Stated goal. Scan the data below and report how many lines include the word "this". Nothing else is wanted.

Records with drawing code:
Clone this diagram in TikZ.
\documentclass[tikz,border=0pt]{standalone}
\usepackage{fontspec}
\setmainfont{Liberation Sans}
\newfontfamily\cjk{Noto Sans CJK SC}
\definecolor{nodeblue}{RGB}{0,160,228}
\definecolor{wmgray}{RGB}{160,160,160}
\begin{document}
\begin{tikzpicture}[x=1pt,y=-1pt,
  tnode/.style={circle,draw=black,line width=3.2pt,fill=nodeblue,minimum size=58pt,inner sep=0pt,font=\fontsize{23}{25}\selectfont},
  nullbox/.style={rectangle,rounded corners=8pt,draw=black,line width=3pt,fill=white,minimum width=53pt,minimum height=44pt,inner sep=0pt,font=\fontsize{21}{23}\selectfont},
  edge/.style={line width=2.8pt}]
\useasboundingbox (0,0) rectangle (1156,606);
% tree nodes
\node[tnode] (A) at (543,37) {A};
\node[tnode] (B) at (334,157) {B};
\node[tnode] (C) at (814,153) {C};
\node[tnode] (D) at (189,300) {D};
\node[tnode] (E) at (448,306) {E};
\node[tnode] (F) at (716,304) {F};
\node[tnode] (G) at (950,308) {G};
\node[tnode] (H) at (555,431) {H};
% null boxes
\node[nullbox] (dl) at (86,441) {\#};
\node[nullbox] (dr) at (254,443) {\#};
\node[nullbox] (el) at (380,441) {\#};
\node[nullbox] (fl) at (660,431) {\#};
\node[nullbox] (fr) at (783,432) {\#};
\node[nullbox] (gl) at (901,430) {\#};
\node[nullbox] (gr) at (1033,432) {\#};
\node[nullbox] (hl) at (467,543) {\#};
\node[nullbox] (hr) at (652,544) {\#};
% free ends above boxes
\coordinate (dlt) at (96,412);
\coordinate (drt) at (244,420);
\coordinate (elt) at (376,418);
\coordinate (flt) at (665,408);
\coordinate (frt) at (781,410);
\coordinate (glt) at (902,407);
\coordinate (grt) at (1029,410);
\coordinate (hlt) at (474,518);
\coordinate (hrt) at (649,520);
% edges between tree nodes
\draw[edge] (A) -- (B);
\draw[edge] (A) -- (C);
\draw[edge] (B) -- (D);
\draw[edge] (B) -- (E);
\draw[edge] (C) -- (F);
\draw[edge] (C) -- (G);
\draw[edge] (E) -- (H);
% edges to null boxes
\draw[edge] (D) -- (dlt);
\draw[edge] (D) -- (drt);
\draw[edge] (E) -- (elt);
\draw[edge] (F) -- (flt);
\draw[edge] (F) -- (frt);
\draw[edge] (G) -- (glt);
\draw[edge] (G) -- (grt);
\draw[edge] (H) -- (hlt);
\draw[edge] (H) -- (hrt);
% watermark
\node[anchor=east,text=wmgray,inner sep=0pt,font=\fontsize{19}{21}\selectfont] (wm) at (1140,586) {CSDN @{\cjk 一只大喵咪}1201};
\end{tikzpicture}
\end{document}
--
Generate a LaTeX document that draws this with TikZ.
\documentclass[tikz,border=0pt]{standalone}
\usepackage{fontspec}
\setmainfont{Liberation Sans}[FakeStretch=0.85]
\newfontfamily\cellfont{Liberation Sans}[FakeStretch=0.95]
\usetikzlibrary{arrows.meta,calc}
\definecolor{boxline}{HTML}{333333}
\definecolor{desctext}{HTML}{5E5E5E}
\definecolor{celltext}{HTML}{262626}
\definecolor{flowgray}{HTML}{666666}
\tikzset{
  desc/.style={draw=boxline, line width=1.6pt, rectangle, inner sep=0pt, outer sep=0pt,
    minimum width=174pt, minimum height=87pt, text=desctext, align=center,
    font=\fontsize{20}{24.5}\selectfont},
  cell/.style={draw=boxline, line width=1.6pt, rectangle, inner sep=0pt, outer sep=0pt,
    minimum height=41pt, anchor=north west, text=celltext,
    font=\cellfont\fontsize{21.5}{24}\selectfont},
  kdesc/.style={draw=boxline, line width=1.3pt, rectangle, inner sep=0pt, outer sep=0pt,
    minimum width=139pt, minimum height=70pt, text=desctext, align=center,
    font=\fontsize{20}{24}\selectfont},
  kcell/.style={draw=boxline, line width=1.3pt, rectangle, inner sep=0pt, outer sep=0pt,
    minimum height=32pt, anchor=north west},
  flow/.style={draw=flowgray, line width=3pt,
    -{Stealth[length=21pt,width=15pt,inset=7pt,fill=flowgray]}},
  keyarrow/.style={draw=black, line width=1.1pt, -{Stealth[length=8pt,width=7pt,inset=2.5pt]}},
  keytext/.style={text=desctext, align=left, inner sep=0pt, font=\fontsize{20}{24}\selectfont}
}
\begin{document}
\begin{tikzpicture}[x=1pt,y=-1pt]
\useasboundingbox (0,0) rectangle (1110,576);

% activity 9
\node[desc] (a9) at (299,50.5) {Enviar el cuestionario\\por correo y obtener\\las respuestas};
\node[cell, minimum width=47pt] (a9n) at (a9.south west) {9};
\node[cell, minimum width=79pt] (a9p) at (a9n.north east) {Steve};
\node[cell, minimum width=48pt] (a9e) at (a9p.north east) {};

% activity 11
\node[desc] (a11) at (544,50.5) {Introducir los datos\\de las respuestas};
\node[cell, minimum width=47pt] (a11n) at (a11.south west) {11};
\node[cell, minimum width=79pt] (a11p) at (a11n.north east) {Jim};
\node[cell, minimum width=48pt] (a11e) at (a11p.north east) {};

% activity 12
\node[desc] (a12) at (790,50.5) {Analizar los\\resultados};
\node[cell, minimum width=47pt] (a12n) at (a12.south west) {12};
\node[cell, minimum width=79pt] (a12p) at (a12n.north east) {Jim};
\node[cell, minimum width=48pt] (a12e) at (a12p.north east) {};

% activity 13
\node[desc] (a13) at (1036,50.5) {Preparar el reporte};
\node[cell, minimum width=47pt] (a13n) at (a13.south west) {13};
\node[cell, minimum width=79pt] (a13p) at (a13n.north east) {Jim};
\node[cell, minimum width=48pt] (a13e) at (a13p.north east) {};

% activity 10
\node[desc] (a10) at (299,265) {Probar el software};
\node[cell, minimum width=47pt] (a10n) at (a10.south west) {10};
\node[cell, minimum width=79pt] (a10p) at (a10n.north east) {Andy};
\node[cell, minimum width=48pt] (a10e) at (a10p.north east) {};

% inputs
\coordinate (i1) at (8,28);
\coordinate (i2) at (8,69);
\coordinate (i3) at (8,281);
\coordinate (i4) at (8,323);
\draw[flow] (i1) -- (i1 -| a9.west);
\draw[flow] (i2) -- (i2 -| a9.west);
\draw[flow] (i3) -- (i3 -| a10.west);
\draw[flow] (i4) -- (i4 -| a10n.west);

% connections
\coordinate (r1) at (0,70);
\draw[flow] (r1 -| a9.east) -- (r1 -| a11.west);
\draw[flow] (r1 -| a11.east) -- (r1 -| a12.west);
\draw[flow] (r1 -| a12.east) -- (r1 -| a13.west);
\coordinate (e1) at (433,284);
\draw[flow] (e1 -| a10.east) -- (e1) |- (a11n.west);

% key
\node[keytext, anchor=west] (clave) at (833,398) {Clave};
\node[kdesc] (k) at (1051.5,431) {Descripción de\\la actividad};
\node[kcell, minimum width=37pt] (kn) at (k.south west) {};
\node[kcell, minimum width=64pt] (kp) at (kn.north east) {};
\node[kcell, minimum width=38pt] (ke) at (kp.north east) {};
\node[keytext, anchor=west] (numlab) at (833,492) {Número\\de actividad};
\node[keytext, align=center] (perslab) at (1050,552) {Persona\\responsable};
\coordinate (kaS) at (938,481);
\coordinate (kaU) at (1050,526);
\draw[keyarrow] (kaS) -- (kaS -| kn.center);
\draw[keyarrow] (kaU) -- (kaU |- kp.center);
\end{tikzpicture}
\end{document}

Written solution. 2